Abstract

Focus group discussions among Afrikaner, British, Coloured, Asian and Black groups in South Africa were held in which respondents discussed intercultural friendships. Groups were asked to suggest core characteristics for friendships, to describe instances in which they managed cultural differences, to describe rule violations which would necessitate the termination of the friendship, and to make recommendations for appropriate and satisfying friendship conduct to persons from different cultural groups. Afrikaner discourse about intercultural friendship centered upon themes of Pride in Cultural Identity and Decorum, British themes were Individualism and a Future Orientation the themes for Coloured respondents were Flexibility and Relationship Orientation, Asian themes were Responsibility for Actions and Openness, while Black themes were Honor, and Compassion.
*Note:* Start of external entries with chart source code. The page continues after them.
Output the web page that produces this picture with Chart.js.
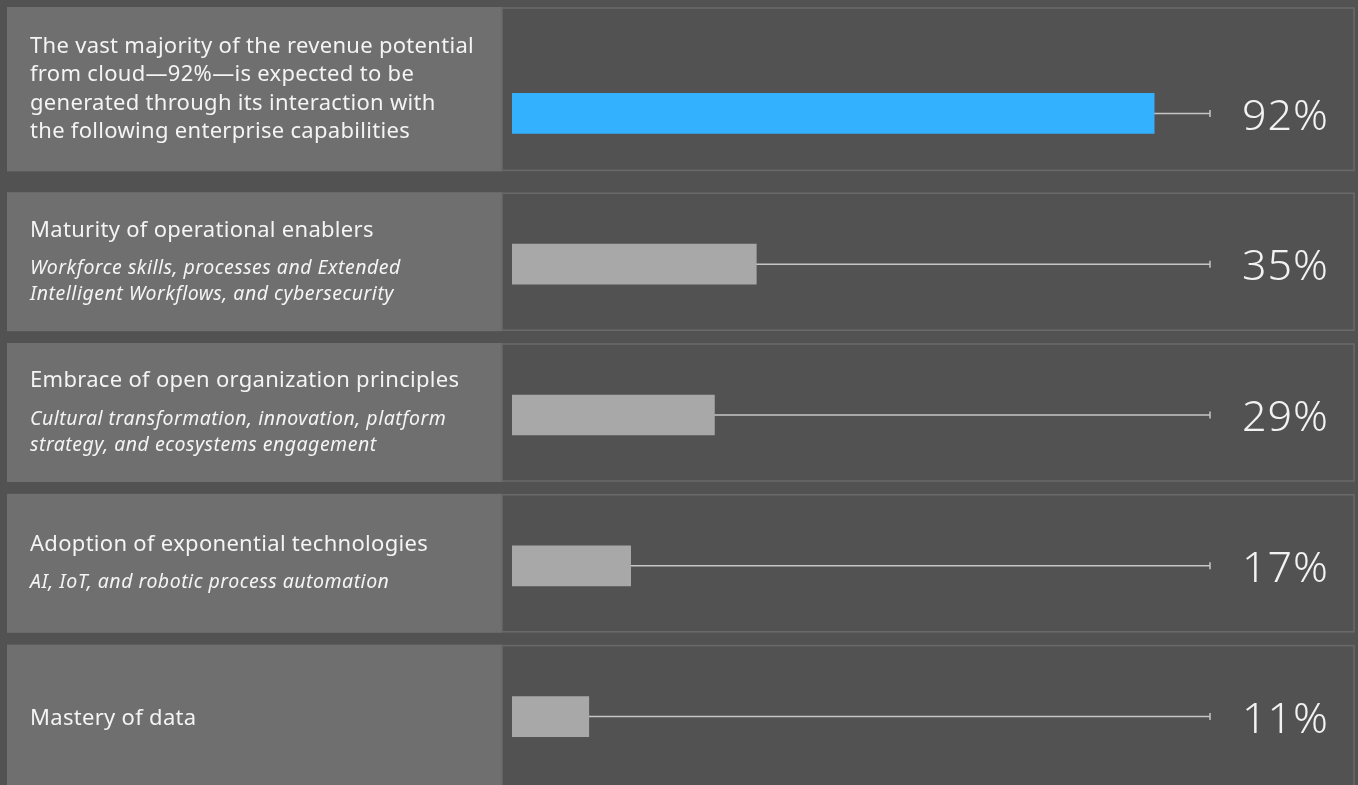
<!DOCTYPE html>
<html>
<head>
<meta charset="utf-8">
<script src="https://cdn.jsdelivr.net/npm/chart.js@4"></script>
<style>
  html, body { margin: 0; padding: 0; background: #525252; overflow: hidden; }
  #wrap { width: 1358px; height: 792px; }
</style>
</head>
<body>
<div id="wrap"><canvas id="grafico" width="1358" height="792"></canvas></div>
<script>
// dados
const titulos = [
  ["The vast majority of the revenue potential", "from cloud\u201492%\u2014is expected to be", "generated through its interaction with", "the following enterprise capabilities"],
  ["Maturity of operational enablers"],
  ["Embrace of open organization principles"],
  ["Adoption of exponential technologies"],
  ["Mastery of data"]
];
const subtitulos = [
  [],
  ["Workforce skills, processes and Extended", "Intelligent Workflows, and cybersecurity"],
  ["Cultural transformation, innovation, platform", "strategy, and ecosystems engagement"],
  ["AI, IoT, and robotic process automation"],
  []
];
const valores = [92, 35, 29, 17, 11];
const categorias = titulos.map(t => t.join(" "));
const coresBarras = ["#33b1ff", "#a8a8a8", "#a8a8a8", "#a8a8a8", "#a8a8a8"];

const fonte = '"Noto Sans", "DejaVu Sans", sans-serif';

// faixas de cada linha (painel esquerdo + direito)
function faixa(chart, i) {
  const y = chart.scales.y.getPixelForValue(i);
  const top = i === 0 ? 7 : y - 72;
  const bottom = i === valores.length - 1 ? chart.height : (i === 0 ? y + 58 : y + 67);
  return { y, top, bottom };
}

const pluginPainel = {
  id: "painel",
  beforeDatasetsDraw(chart) {
    const ctx = chart.ctx;
    const x = chart.scales.x;
    ctx.save();
    valores.forEach((v, i) => {
      const f = faixa(chart, i);
      // painel esquerdo
      ctx.fillStyle = "#6f6f6f";
      ctx.fillRect(7, f.top, 495, f.bottom - f.top);
      // painel direito com borda
      ctx.strokeStyle = "#6a6a6a";
      ctx.lineWidth = 1.5;
      ctx.strokeRect(502, f.top + 1, 852, f.bottom - f.top - 2);
      // linha de trilha ate 100%
      const x0 = x.getPixelForValue(0);
      const x1 = x.getPixelForValue(100);
      ctx.strokeStyle = "#c6c6c6";
      ctx.lineWidth = 1.5;
      ctx.beginPath();
      ctx.moveTo(x0, f.y);
      ctx.lineTo(x1, f.y);
      ctx.moveTo(x1, f.y - 3.5);
      ctx.lineTo(x1, f.y + 3.5);
      ctx.stroke();
    });
    ctx.restore();
  },
  afterDatasetsDraw(chart) {
    const ctx = chart.ctx;
    ctx.save();
    valores.forEach((v, i) => {
      const f = faixa(chart, i);
      // textos do painel esquerdo
      const tit = titulos[i];
      const sub = subtitulos[i];
      const alturaTit = 28.5;
      const gapSub = sub.length ? 38 - alturaTit / 2 - 13 : 0;
      const alturaSub = 26;
      const total = tit.length * alturaTit + gapSub + sub.length * alturaSub;
      let cy = (f.top + f.bottom) / 2 - total / 2;
      ctx.fillStyle = "#f4f4f4";
      ctx.textAlign = "left";
      ctx.textBaseline = "middle";
      ctx.font = "22px " + fonte;
      ctx.letterSpacing = "0.3px";
      tit.forEach(l => {
        ctx.fillText(l, 30, cy + alturaTit / 2);
        cy += alturaTit;
      });
      cy += gapSub;
      ctx.font = "italic 19.5px " + fonte;
      ctx.letterSpacing = "0.5px";
      sub.forEach(l => {
        ctx.fillText(l, 30, cy + alturaSub / 2);
        cy += alturaSub;
      });
      // valor
      ctx.letterSpacing = "1px";
      ctx.font = "300 43px " + fonte;
      ctx.textAlign = "right";
      ctx.fillStyle = "#f2f2f2";
      ctx.fillText(v + "%", 1329, f.y + 4);
    });
    ctx.restore();
  }
};

const ctx = document.getElementById("grafico").getContext("2d");
new Chart(ctx, {
  type: "bar",
  data: {
    labels: categorias,
    datasets: [{
      data: valores,
      backgroundColor: coresBarras,
      borderWidth: 0,
      barThickness: 40
    }]
  },
  options: {
    indexAxis: "y",
    responsive: false,
    animation: false,
    devicePixelRatio: 1,
    layout: { padding: { left: 512, right: 148, top: 38, bottom: 0 } },
    plugins: { legend: { display: false }, tooltip: { enabled: false } },
    scales: {
      x: { display: false, min: 0, max: 100 },
      y: { display: false }
    }
  },
  plugins: [pluginPainel]
});
</script>
</body>
</html>
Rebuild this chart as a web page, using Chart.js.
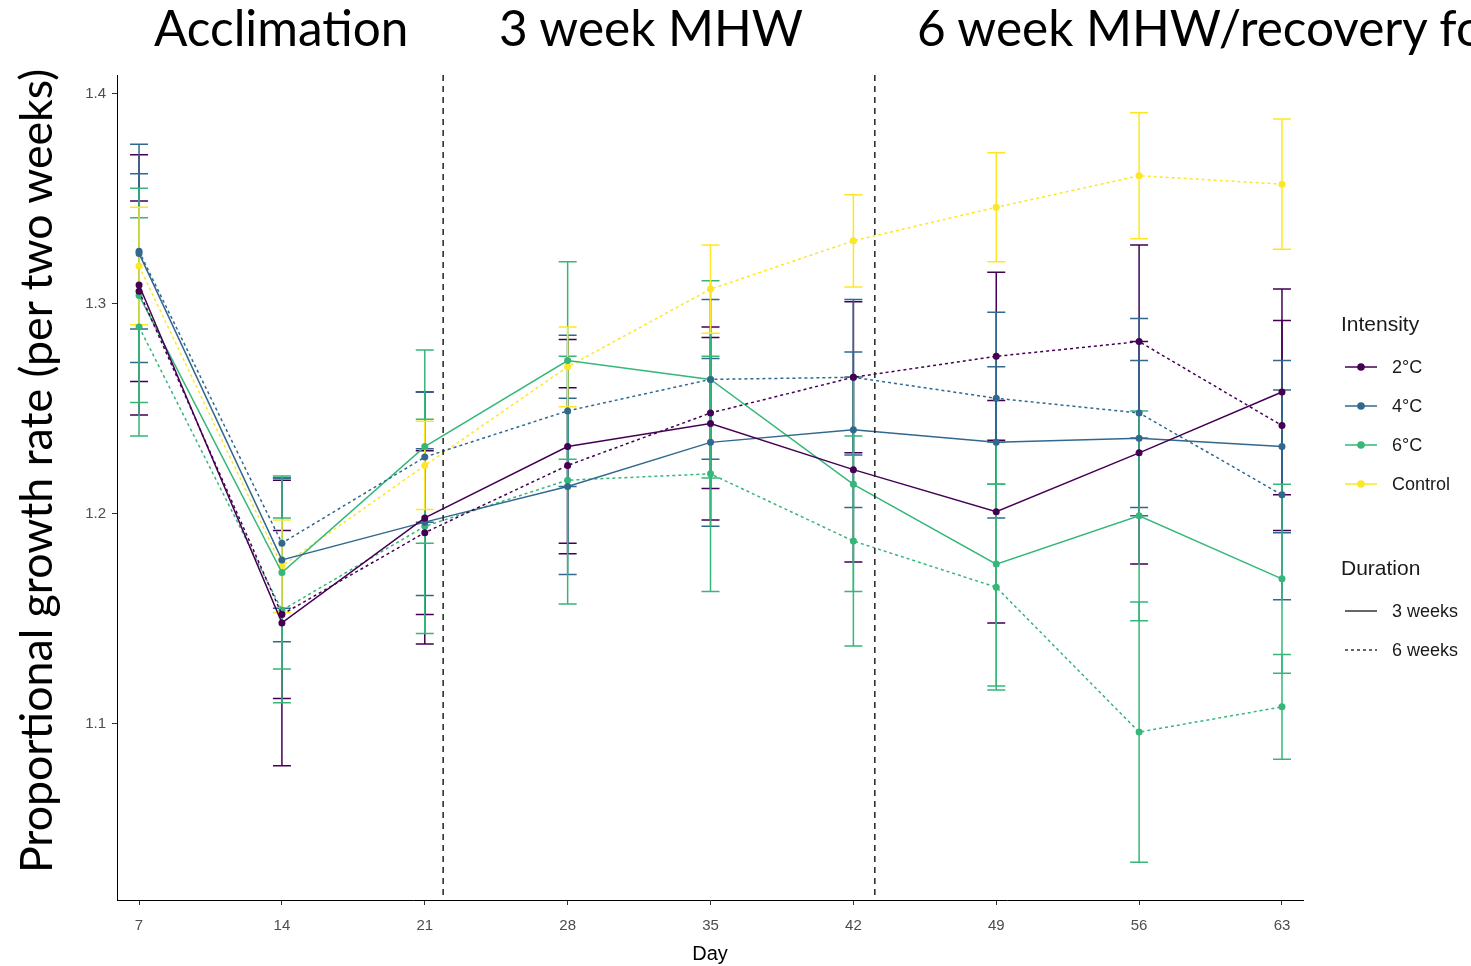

The core symbols were interpreted in the political and social context of transition in 1992. A positive relationship between level of sociocultural power in South Africa and the intensity and salience of the ethnic identity emerged in that groups with greater sociocultural power expressed the most negative ascriptions about members of other groups, as well as expressed preferences for their own group or individual norms for the intercultural friendship. While dialectic tensions in group and individual orientations were evident in the discourse of friends from all groups, group members with higher sociocultural power criticized Blacks as looking too much toward the past instead of the future.